Si Netanyahu voulait vraiment procéder à un échange de prisonniers, nous sommes prêts à le faire immédiatement.» «Nous avions exigé un échange avec des prétentions élevées, comprenant 500 prisonniers palestiniens pour chaque soldat, homme ou femme, et 250 pour les autres», révèle-t-il. 

«Lorsque les médiateurs ont dit qu’il y avait une grande opportunité de parvenir à un accord si vous faisiez preuve de flexibilité, nous y avons tout de suite répondu favorablement.» Il regrette que le gouvernement Netanyahu n’ait pas montré la même disponibilité. «Netanyahu a dit que le couloir de Philadelphie est plus important que les otages, et il a sacrifié ce dossier parce que cela ne le concerne pas», souligne le négociateur palestinien.

Dans la foulée, El Hayya a tenu à apporter une précision quant aux six otages israéliens retrouvés morts samedi, et qui, selon Israël, «ont été tués à bout portant par leurs ravisseurs». «Les six prisonniers dont les corps ont été récupérés par les forces d’occupation auraient pu être retrouvés vivants, et Netanyahu est la cause de leur assassinat», a-t-il insisté.

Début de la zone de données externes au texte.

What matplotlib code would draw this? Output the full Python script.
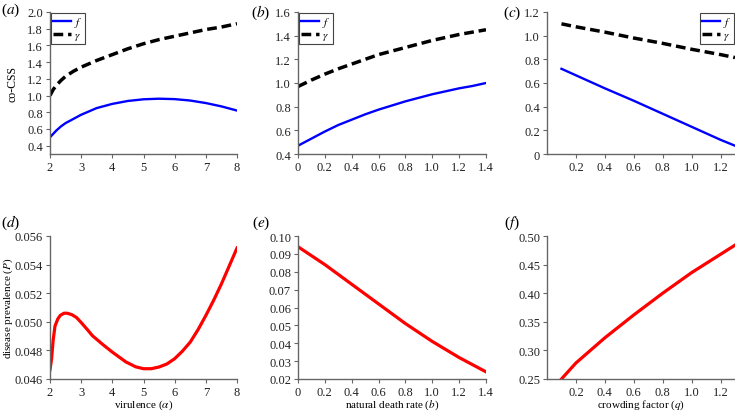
import numpy as np
import matplotlib
matplotlib.use("Agg")
import matplotlib.pyplot as plt
from matplotlib.ticker import FuncFormatter

plt.rcParams['font.family'] = ['Liberation Serif', 'DejaVu Serif']
plt.rcParams['mathtext.fontset'] = 'stix'
plt.rcParams['font.size'] = 9

# (a) co-CSS en fonction de la virulence
alpha_a = [2.0, 2.1, 2.2, 2.35, 2.5, 2.75, 3.0, 3.5, 4.0, 4.5, 5.0, 5.5, 6.0, 6.5, 7.0, 7.5, 8.0]
f_a = [0.50, 0.54, 0.58, 0.63, 0.67, 0.72, 0.77, 0.85, 0.90, 0.935, 0.955, 0.962, 0.957, 0.94, 0.91, 0.87, 0.82]
gamma_a = [1.00, 1.07, 1.12, 1.18, 1.23, 1.29, 1.34, 1.42, 1.49, 1.56, 1.62, 1.67, 1.71, 1.75, 1.79, 1.82, 1.86]

# (b) co-CSS en fonction du taux de mortalité naturelle
b_b = [0.0, 0.1, 0.2, 0.3, 0.4, 0.5, 0.6, 0.7, 0.8, 0.9, 1.0, 1.1, 1.2, 1.3, 1.4]
f_b = [0.47, 0.53, 0.59, 0.645, 0.69, 0.735, 0.775, 0.81, 0.845, 0.875, 0.905, 0.93, 0.955, 0.975, 1.00]
gamma_b = [0.97, 1.025, 1.075, 1.12, 1.16, 1.20, 1.24, 1.27, 1.30, 1.33, 1.36, 1.385, 1.41, 1.43, 1.45]

# (c) co-CSS en fonction du facteur d'encombrement
q_c = [0.1, 0.2, 0.4, 0.6, 0.8, 1.0, 1.2, 1.3]
f_c = [0.72, 0.665, 0.555, 0.45, 0.34, 0.23, 0.12, 0.07]
gamma_c = [1.10, 1.075, 1.03, 0.98, 0.935, 0.885, 0.84, 0.815]

# (d) prévalence en fonction de la virulence
alpha_d = [2.0, 2.05, 2.1, 2.16, 2.25, 2.33, 2.45, 2.55, 2.7, 2.85, 3.0, 3.2, 3.36, 3.7, 4.0,
           4.43, 4.75, 5.0, 5.25, 5.5, 5.75, 6.0, 6.25, 6.5, 6.75, 7.0, 7.25, 7.5, 7.75, 8.0]
P_d = [0.04665, 0.0474, 0.0487, 0.0497, 0.0502, 0.05045, 0.0506, 0.0506, 0.0505, 0.0503, 0.04995,
       0.04945, 0.04903, 0.0484, 0.04788, 0.0472, 0.04685, 0.04672, 0.04672, 0.04684, 0.04705,
       0.04742, 0.04795, 0.04858, 0.04945, 0.05044, 0.0515, 0.05265, 0.0539, 0.05516]

# (e) prévalence en fonction du taux de mortalité naturelle
b_e = [0.0, 0.2, 0.4, 0.6, 0.8, 1.0, 1.2, 1.4]
P_e = [0.094, 0.084, 0.073, 0.062, 0.051, 0.041, 0.032, 0.024]

# (f) prévalence en fonction du facteur d'encombrement
q_f = [0.1, 0.2, 0.4, 0.6, 0.8, 1.0, 1.2, 1.3]
P_f = [0.25, 0.278, 0.322, 0.362, 0.400, 0.436, 0.468, 0.484]

fig = plt.figure(figsize=(7.35, 4.14), dpi=100)
W, H = 735.0, 414.0


def make_ax(x0, x1, y0, y1):
    ax = fig.add_axes([x0 / W, 1 - y1 / H, (x1 - x0) / W, (y1 - y0) / H])
    for s in ['top', 'right']:
        ax.spines[s].set_visible(False)
    for s in ['left', 'bottom']:
        ax.spines[s].set_color('#666666')
        ax.spines[s].set_linewidth(1.0)
    ax.tick_params(direction='out', length=3, width=0.8, color='#666666',
                   labelsize=9, labelcolor='#222222', pad=2)
    return ax


def fmt(dec):
    def f(v, pos):
        if abs(v) < 1e-9:
            return '0'
        return f"{v:.{dec}f}"
    return FuncFormatter(f)


top = (13, 155)
bot = (237, 380)
cols = [(50, 237), (298, 486), (547, 735)]

axa = make_ax(cols[0][0], cols[0][1], *top)
axb = make_ax(cols[1][0], cols[1][1], *top)
axc = make_ax(cols[2][0], cols[2][1], *top)
axd = make_ax(cols[0][0], cols[0][1], *bot)
axe = make_ax(cols[1][0], cols[1][1], *bot)
axf = make_ax(cols[2][0], cols[2][1], *bot)

for ax, x, f, g in [(axa, alpha_a, f_a, gamma_a), (axb, b_b, f_b, gamma_b), (axc, q_c, f_c, gamma_c)]:
    ax.plot(x, f, color='#0000ff', lw=1.7, label='$f$')
    ax.plot(x, g, color='black', lw=2.5, dashes=(2.8, 1.4), label='$\\gamma$')

axa.set_xlim(2, 8)
axa.set_xticks(np.arange(2, 9, 1))
axa.set_ylim(0.3, 2.0)
axa.set_yticks(np.arange(0.4, 2.01, 0.2))
axa.yaxis.set_major_formatter(fmt(1))
axa.set_ylabel('co-CSS', fontsize=8.5)
axa.yaxis.set_label_coords(-0.17, 0.5)

axb.set_xlim(0, 1.4)
axb.set_ylim(0.4, 1.6)
axb.set_xticks(np.arange(0, 1.41, 0.2))
axb.set_yticks(np.arange(0.4, 1.61, 0.2))
axb.xaxis.set_major_formatter(fmt(1))
axb.yaxis.set_major_formatter(fmt(1))

axc.set_xlim(0, 1.3)
axc.set_ylim(0, 1.2)
axc.set_xticks(np.arange(0.2, 1.21, 0.2))
axc.set_yticks(np.arange(0, 1.21, 0.2))
axc.xaxis.set_major_formatter(fmt(1))
axc.yaxis.set_major_formatter(fmt(1))

leg_kw = dict(fontsize=8, handlelength=1.6, handletextpad=0.3, borderpad=0.2,
              labelspacing=0.05, borderaxespad=0.1, fancybox=False, framealpha=1)
for ax, loc in [(axa, 'upper left'), (axb, 'upper left'), (axc, 'upper right')]:
    leg = ax.legend(loc=loc, **leg_kw)
    leg.get_frame().set_edgecolor('#444444')
    leg.get_frame().set_linewidth(0.8)

axd.plot(alpha_d, P_d, color='#ff0000', lw=2.3)
axd.set_xlim(2, 8)
axd.set_xticks(np.arange(2, 9, 1))
axd.set_ylim(0.046, 0.056)
axd.set_yticks(np.arange(0.046, 0.05601, 0.002))
axd.yaxis.set_major_formatter(fmt(3))
axd.set_xlabel('virulence ($\\alpha$)', fontsize=8, labelpad=0)
axd.set_ylabel('disease prevalence ($P$)', fontsize=8)
axd.yaxis.set_label_coords(-0.185, 0.5)

axe.plot(b_e, P_e, color='#ff0000', lw=2.3)
axe.set_xlim(0, 1.4)
axe.set_ylim(0.02, 0.10)
axe.set_xticks(np.arange(0, 1.41, 0.2))
axe.set_yticks(np.arange(0.02, 0.1001, 0.01))
axe.xaxis.set_major_formatter(fmt(1))
axe.yaxis.set_major_formatter(fmt(2))
axe.set_xlabel('natural death rate ($b$)', fontsize=8, labelpad=0)

axf.plot(q_f, P_f, color='#ff0000', lw=2.3)
axf.set_xlim(0, 1.3)
axf.set_ylim(0.25, 0.50)
axf.set_xticks(np.arange(0.2, 1.21, 0.2))
axf.set_yticks(np.arange(0.25, 0.5001, 0.05))
axf.xaxis.set_major_formatter(fmt(1))
axf.yaxis.set_major_formatter(fmt(2))
axf.set_xlabel('crowding factor ($q$)', fontsize=8, labelpad=0)

for lab, (x, y) in zip(['a', 'b', 'c', 'd', 'e', 'f'],
                       [(11, 10), (261, 13), (512, 13), (11, 223), (261, 223), (512, 223)]):
    fig.text(x / W, 1 - y / H, f'(${lab}$)', fontsize=11, ha='center', va='center')

fig.savefig('out.png', dpi=100)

Le mouvement de résistance palestinien, soutient-il, avait rassuré la famille de l’Israélo-Américain Hersh Goldberg-Polin  via une un message transmis par les médiateurs qataris. «Nous avons perdu le contact avec le prisonnier Hirsch et ses gardes après avoir transmis une vidéo rassurant sa famille, et il a été retrouvé parmi les morts aujourd’hui (samedi, ndlr)», a témoigné le chef des négociateurs palestiniens. Khalil Al Hayya a indiqué aussi que «Netanyahu a rejeté toute la flexibilité dont nous avons fait preuve concernant le nombre de nos prisonniers censés être libérés quotidiennement dans le cadre de l’accord».

Le haut cadre du Hamas a pointé par ailleurs le jeu trouble des Etats-Unis en tant que médiateurs. «L’administration américaine suit deux directions : d’un côté, elle veut un accord et répand l’optimisme. Mais d’un autre côté, elle ne veut pas faire pression sur Israël.» 

Et de marteler : «Les Etats-Unis sont responsables de la perturbation des négociations. Ils ne veulent pas parvenir à un accord et se sont rétractés sur ce qu’ils avaient proposé.» «Maintenant, il n’y a pas de véritables négociations, mais plutôt une fuite en avant et une perte de temps. Les discussions durent depuis deux semaines, mais elles ne font que tourner en rond.»

40 786 morts et 94 224 blessés à Ghaza

Le bilan général de la guerre contre Ghaza s’est encore alourdi pour atteindre 40 786 morts et 94 224 blessés, a indiqué hier le ministère de la Santé du territoire enclavé. La même source a précisé que 48 morts et 70 blessés ont été enregistrés en 24 heures, entre dimanche et hier matin. M. B.